Estivadores no olho do furacão – Entrevista com António Mariano (parte 1)
Os portos de Portugal são um dos principais centros da crise da austeridade. A perspectiva estratégica afirmada pela troika e pelo seu governo apontam sempre para a exportação máxima depois de se abrir o mercado interno ao saque dos recursos naturais e da mão-de-obra. Os portos são o vértice e a materialização da estratégia da economia de extracção máxima. Ainda assim o Governo mantém a sua linha ideológica mais dura, o ataque total ao Trabalho, que quer a precarização e o desemprego. Expostos às pressões máximas e a chantagens ao mais alto nível, os estivadores têm conseguido manter uma luta coerente e uma rede forte de solidariedade nacional e internacional.
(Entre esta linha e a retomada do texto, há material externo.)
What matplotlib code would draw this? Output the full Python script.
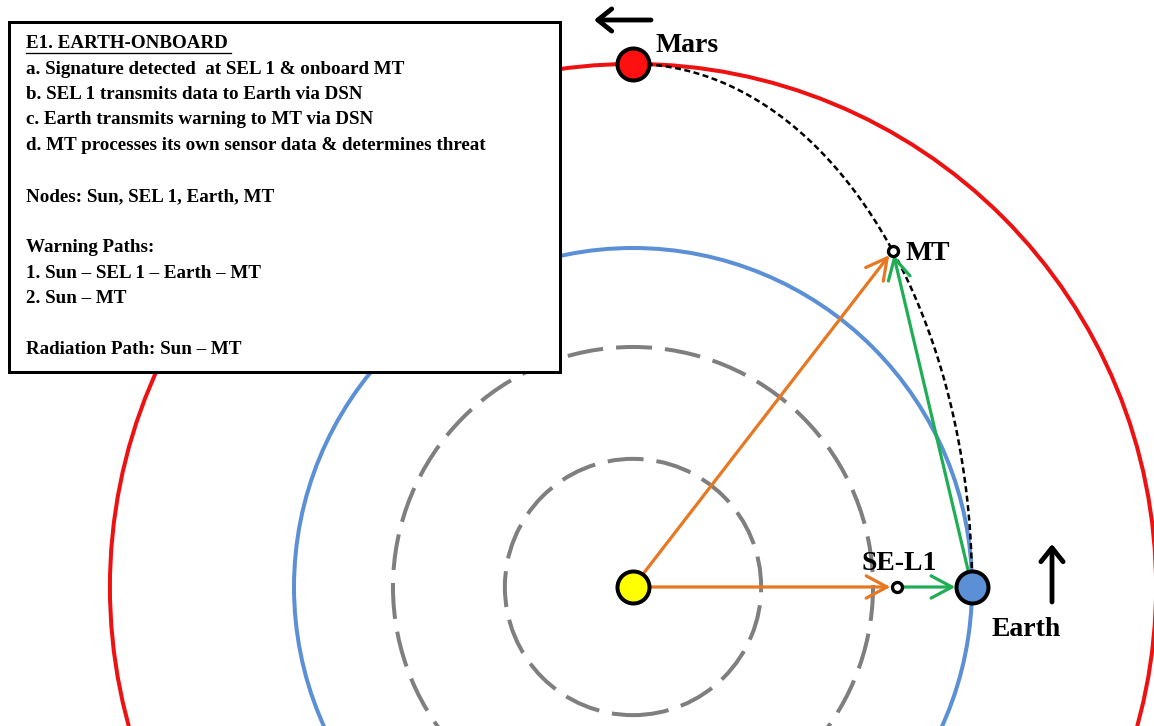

Entrevistámos António Mariano, presidente do Sindicato dos Estivadores do Centro e Sul de Portugal, sob a actual situação. Mariano tem conseguido uma forte posição dos estivadores e, enquanto seu dirigente, estabelecer importantes pontes para que esta luta seja muito visível, acompanhando a grande combatividade dos estivadores e das suas organizações. É um dos subscritores da manifestação “Que Se Lixe a Troika, o Povo é Quem Mais Ordena” e tem tido importantes confrontos com governo e operadores, tendo-se revelado um adversário temível dos defensores da precarização e do desmantelamento dos direitos laborais dos estivadores.
Passados meses de uma luta encarniçada contra uma nova Lei dos Portos (Lei do Trabalho Portuário) a mesma foi aprovada a 7 de Dezembro pela maioria PSD/CDS. A precarização, objectivo máximo desta lei, e a destruição dos contratos colectivos de trabalho (CCT) está em plena implementação e só desde essa altura foram despedidos 47 estivadores no Porto de Lisboa.
PI: Que efeitos concretos teve a flexibilização que foi forçada aos estivadores através da Lei do Trabalho Portuário do ano passado?
AM (António Mariano): As alterações à legislação do Trabalho Portuário aprovadas no final do ano passado começaram a ter efeito a partir da entrada em vigor da mesma em 1 de Fevereiro deste ano ao nível da criação de desemprego e de aumento da precariedade, tal como nós alertámos, desmentindo o que Sérgio Monteiro, Secretário de Estado dos Transportes prometia. A queda da exigência de carteira profissional e a admissão nos portos de todas as variantes contratuais, de forma quase vitalícia, vieram fragilizar e precarizar a profissão dos estivadores.
A diminuição do nosso âmbito de actividade, preconizada na Lei, veio também potenciar o aumento dos despedimentos no sector porque a mesma excepciona do seu âmbito a “utilização de trailers ou veículos pesados de transporte de mercadorias … o trabalho relativo à movimentação e arrumação de mercadorias em armazéns, bem como em parques e outras infraestruturas de plataformas logísticas ainda que integradas em zonas portuárias e … o controlo de entradas e saídas de mercadorias em portarias”.
Ainda antes da entrada vigor da lei, a 27 de Janeiro, as empresas de Lisboa despediram 18 estivadores para no dia 28 de Junho, a seguir à greve geral, terem despedido mais 29 estivadores, todos eles com mais de 6 anos de trabalho contínuo no porto e, em grande parte, com famílias constituídas. Estes despedimentos são inadmissíveis, até porque o volume de trabalho tem vindo a aumentar este ano e a lei nem sequer está em vigor no que diz respeito às exclusões referidas, porque a mesma determina um prazo de 12 meses para negociar a compatibilização do Contrato Colectivo de Trabalho (CCT) com a mesma. E ainda que esta lei estivesse totalmente em vigor existe espaço para estes estivadores despedidos poderem trabalhar diariamente com um estatuto permanente no porto.
PI: Foram estas as razões que os levaram a iniciar um novo ciclo de formas de luta?
AM: Para além dos problemas criados pela nova lei e de repudiarmos os despedimentos que o “outro lado” afirmava, nunca iriam acontecer, temos um problema adicional no porto de Lisboa porque as empresas entenderam que o actual CCT já não vigorava – embora frequentemente tenham escrito o contrário – bem como uma série de Protocolos e Acordos que, juntamente com esse CCT, denunciaram a 13 de Março e entraram num processo contínuo de incumprimento de toda esta regulamentação, legislação incluída.
Foram estas violações constantes que nos forçaram a declarar uma greve, normalmente de uma hora diária, que se iniciou em 25 de Junho e está neste momento declarada até 18 de Setembro. Poderemos dizer que é uma greve reactiva, uma greve de protecção contra estes ataques. Evitamos assim, por exemplo, que as empresas introduzam no circuito da operação elementos estranhos que possam elevar o risco de perigosidade do nosso trabalho, o que já faziam ultimamente em violação do CCT em vigor.